Here is a genuine, documented, restored, factory race car, with date code correct block and four speed transmission, and has an exceptional story.

Previously owned by the SC/Rambler registry founder and registrar, for over 20yrs.

Sold new NHRA F Stock Production Race Car!

Only 1512 of these were made and only a very few remain. There were 500 “A” paint code cars produced, 500 “B” paint code cars, another 500 “A” code cars and 12 Baja cars produced.

This restoration began in 2005 and was done to a very high level in Lewisville, Texas.
It was then sold to a collector in Minnesota and we purchased it from him.
The car is listed in the 1512 registry.

Laugh if you will, but the 1969 AMC Hurst SC/Rambler could blow the doors off some pedigreed muscle cars.

Having dipped into performance with the ’68 AMX and Javelin pony cars, Detroit’s No. 4 automaker decided to expand into the budget-muscle arena with — don’t snicker — a Rambler Rogue compact.

Directed by Hurst Performance Research Inc., the project followed the simplest hot-rod canon: stuff in the biggest available V-8.

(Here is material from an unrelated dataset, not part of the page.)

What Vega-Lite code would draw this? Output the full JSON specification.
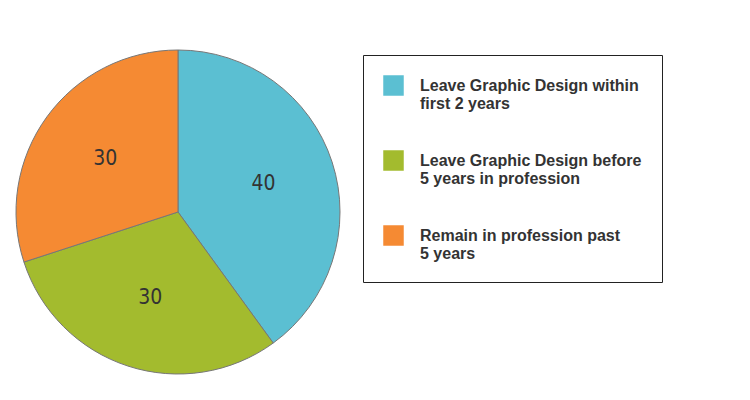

In AMC’s case, that was the AMX’s 315-hp 390-cid four-barrel. A Borg-Warner four-speed with a Hurst shifter and a 3.54:1 limited-slip completed the drivetrain.

Heavy-duty shocks, anti-sway bar, and anti-hop rear links fortified the suspension. E70Xl4 Polyglas tires and the AMC’s optional heavy-duty brakes with front discs were included.

Inside were reclining buckets. Instrumentation was standard Rogue with the exception of a Sun 8000-rpm tach strapped to the steering column.

The car debuted midway through the model year as the AMC SC/Rambler-Hurst; most called it the Scrambler. Only 1,512 were built, and they were potent little screamers.
But that exterior treatment! No one seemed to like it. A “tri-colored
nickelodeon,” said Car and Driver.

All SC/Ramblers started as appliance-white hardtops with two-tone mags, racing mirrors, blackout grille and tail panel, Hurst badging, and a real ram-air hood scoop with an up thrust snout. About 1,200 Scramblers went full “Yankee Doodle,” with broad red body sides, wild hood graphics, and a fat blue dorsal stripe. The rest made do with only simple rocker-panel striping.

With ETs in the low to mid-l4s, however, some unwary rivals wouldn’t have to look at the whole car. “This sort of acceleration,” said Road Test, “is going to show the Hurst emblem on the back to a few GTOs, Cobra Jets, Road Runners, and Mach 1s.”